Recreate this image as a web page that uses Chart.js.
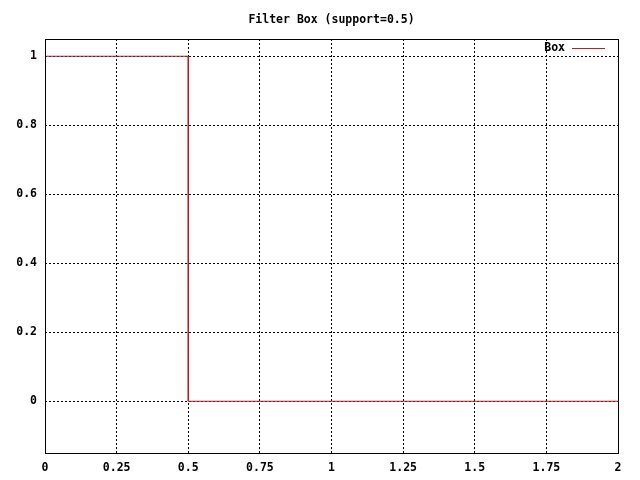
<!DOCTYPE html>
<html>
<head>
<meta charset="utf-8">
<script src="https://cdn.jsdelivr.net/npm/chart.js@4"></script>
<style>
    html, body { margin: 0; padding: 0; background: #fff; }
    #wrap { width: 640px; height: 480px; }
</style>
</head>
<body>
<div id="wrap"><canvas id="chart"></canvas></div>
<script>
var chartTitle = 'Filter Box (support=0.5)';
var seriesName = 'Box';
var boxX = [0, 0.5, 0.5, 2];
var boxY = [1, 1, 0, 0];
var xTicks = [0, 0.25, 0.5, 0.75, 1, 1.25, 1.5, 1.75, 2];
var yTicks = [0, 0.2, 0.4, 0.6, 0.8, 1];

var lineColor = '#c01c24';
var fontSpec = { family: '"DejaVu Sans Mono", monospace', size: 11.5, weight: 'bold' };

var points = boxX.map(function(x, i) {
    return { x: x, y: boxY[i] };
});

// border round the plot plus the legend in the top right corner
var framePlugin = {
    id: 'frame',
    afterDatasetsDraw: function(chart) {
        var ctx = chart.ctx;
        var a = chart.chartArea;
        ctx.save();
        ctx.strokeStyle = '#000';
        ctx.lineWidth = 1;
        ctx.strokeRect(Math.round(a.left) + 0.5, Math.round(a.top) + 0.5,
            Math.round(a.right - a.left), Math.round(a.bottom - a.top));

        ctx.font = 'bold 11.5px "DejaVu Sans Mono", monospace';
        ctx.fillStyle = '#000';
        ctx.textAlign = 'right';
        ctx.textBaseline = 'middle';
        var ly = Math.round(a.top + 9);
        var rx = Math.round(a.right);
        ctx.fillText(chart.data.datasets[0].label, rx - 53, ly);
        ctx.strokeStyle = lineColor;
        ctx.beginPath();
        ctx.moveTo(rx - 46, ly + 0.5);
        ctx.lineTo(rx - 13, ly + 0.5);
        ctx.stroke();
        ctx.restore();
    }
};

new Chart(document.getElementById('chart'), {
    type: 'line',
    data: {
        datasets: [{
            label: seriesName,
            data: points,
            borderColor: lineColor,
            borderWidth: 1,
            pointRadius: 0,
            fill: false,
            tension: 0
        }]
    },
    options: {
        responsive: true,
        maintainAspectRatio: false,
        animation: false,
        layout: { padding: { left: 0, right: 22, top: 0, bottom: 0 } },
        plugins: {
            legend: { display: false },
            tooltip: { enabled: false },
            title: {
                display: true,
                text: chartTitle,
                color: '#000',
                fullSize: false,
                font: fontSpec,
                padding: { top: 13, bottom: 12.2 }
            }
        },
        scales: {
            x: {
                type: 'linear',
                min: 0,
                max: 2,
                afterBuildTicks: function(scale) {
                    scale.ticks = xTicks.map(function(v) { return { value: v }; });
                },
                afterFit: function(scale) { scale.height = 27; },
                ticks: {
                    color: '#000',
                    font: fontSpec,
                    padding: 8,
                    maxRotation: 0,
                    callback: function(v) { return String(v); }
                },
                grid: {
                    color: '#000',
                    lineWidth: 1,
                    drawTicks: false
                },
                border: { display: false, dash: [2, 2] }
            },
            y: {
                type: 'linear',
                min: -0.15,
                max: 1.05,
                afterBuildTicks: function(scale) {
                    scale.ticks = yTicks.map(function(v) { return { value: v }; });
                },
                afterFit: function(scale) { scale.width = 45; },
                ticks: {
                    color: '#000',
                    font: fontSpec,
                    padding: 8,
                    callback: function(v) { return String(v); }
                },
                grid: {
                    color: '#000',
                    lineWidth: 1,
                    drawTicks: false
                },
                border: { display: false, dash: [2, 2] }
            }
        }
    },
    plugins: [framePlugin]
});
</script>
</body>
</html>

Task goal:
From the material above, reproduce everything verbatim except the pictures.

Reply to the exercise:
Recreate this image as a web page that uses Chart.js.
<!DOCTYPE html>
<html>
<head>
<meta charset="utf-8">
<script src="https://cdn.jsdelivr.net/npm/chart.js@4"></script>
<style>
    html, body { margin: 0; padding: 0; background: #fff; }
    #wrap { width: 640px; height: 480px; }
</style>
</head>
<body>
<div id="wrap"><canvas id="chart"></canvas></div>
<script>
var chartTitle = 'Filter Box (support=0.5)';
var seriesName = 'Box';
var boxX = [0, 0.5, 0.5, 2];
var boxY = [1, 1, 0, 0];
var xTicks = [0, 0.25, 0.5, 0.75, 1, 1.25, 1.5, 1.75, 2];
var yTicks = [0, 0.2, 0.4, 0.6, 0.8, 1];

var lineColor = '#c01c24';
var fontSpec = { family: '"DejaVu Sans Mono", monospace', size: 11.5, weight: 'bold' };

var points = boxX.map(function(x, i) {
    return { x: x, y: boxY[i] };
});

// border round the plot plus the legend in the top right corner
var framePlugin = {
    id: 'frame',
    afterDatasetsDraw: function(chart) {
        var ctx = chart.ctx;
        var a = chart.chartArea;
        ctx.save();
        ctx.strokeStyle = '#000';
        ctx.lineWidth = 1;
        ctx.strokeRect(Math.round(a.left) + 0.5, Math.round(a.top) + 0.5,
            Math.round(a.right - a.left), Math.round(a.bottom - a.top));

        ctx.font = 'bold 11.5px "DejaVu Sans Mono", monospace';
        ctx.fillStyle = '#000';
        ctx.textAlign = 'right';
        ctx.textBaseline = 'middle';
        var ly = Math.round(a.top + 9);
        var rx = Math.round(a.right);
        ctx.fillText(chart.data.datasets[0].label, rx - 53, ly);
        ctx.strokeStyle = lineColor;
        ctx.beginPath();
        ctx.moveTo(rx - 46, ly + 0.5);
        ctx.lineTo(rx - 13, ly + 0.5);
        ctx.stroke();
        ctx.restore();
    }
};

new Chart(document.getElementById('chart'), {
    type: 'line',
    data: {
        datasets: [{
            label: seriesName,
            data: points,
            borderColor: lineColor,
            borderWidth: 1,
            pointRadius: 0,
            fill: false,
            tension: 0
        }]
    },
    options: {
        responsive: true,
        maintainAspectRatio: false,
        animation: false,
        layout: { padding: { left: 0, right: 22, top: 0, bottom: 0 } },
        plugins: {
            legend: { display: false },
            tooltip: { enabled: false },
            title: {
                display: true,
                text: chartTitle,
                color: '#000',
                fullSize: false,
                font: fontSpec,
                padding: { top: 13, bottom: 12.2 }
            }
        },
        scales: {
            x: {
                type: 'linear',
                min: 0,
                max: 2,
                afterBuildTicks: function(scale) {
                    scale.ticks = xTicks.map(function(v) { return { value: v }; });
                },
                afterFit: function(scale) { scale.height = 27; },
                ticks: {
                    color: '#000',
                    font: fontSpec,
                    padding: 8,
                    maxRotation: 0,
                    callback: function(v) { return String(v); }
                },
                grid: {
                    color: '#000',
                    lineWidth: 1,
                    drawTicks: false
                },
                border: { display: false, dash: [2, 2] }
            },
            y: {
                type: 'linear',
                min: -0.15,
                max: 1.05,
                afterBuildTicks: function(scale) {
                    scale.ticks = yTicks.map(function(v) { return { value: v }; });
                },
                afterFit: function(scale) { scale.width = 45; },
                ticks: {
                    color: '#000',
                    font: fontSpec,
                    padding: 8,
                    callback: function(v) { return String(v); }
                },
                grid: {
                    color: '#000',
                    lineWidth: 1,
                    drawTicks: false
                },
                border: { display: false, dash: [2, 2] }
            }
        }
    },
    plugins: [framePlugin]
});
</script>
</body>
</html>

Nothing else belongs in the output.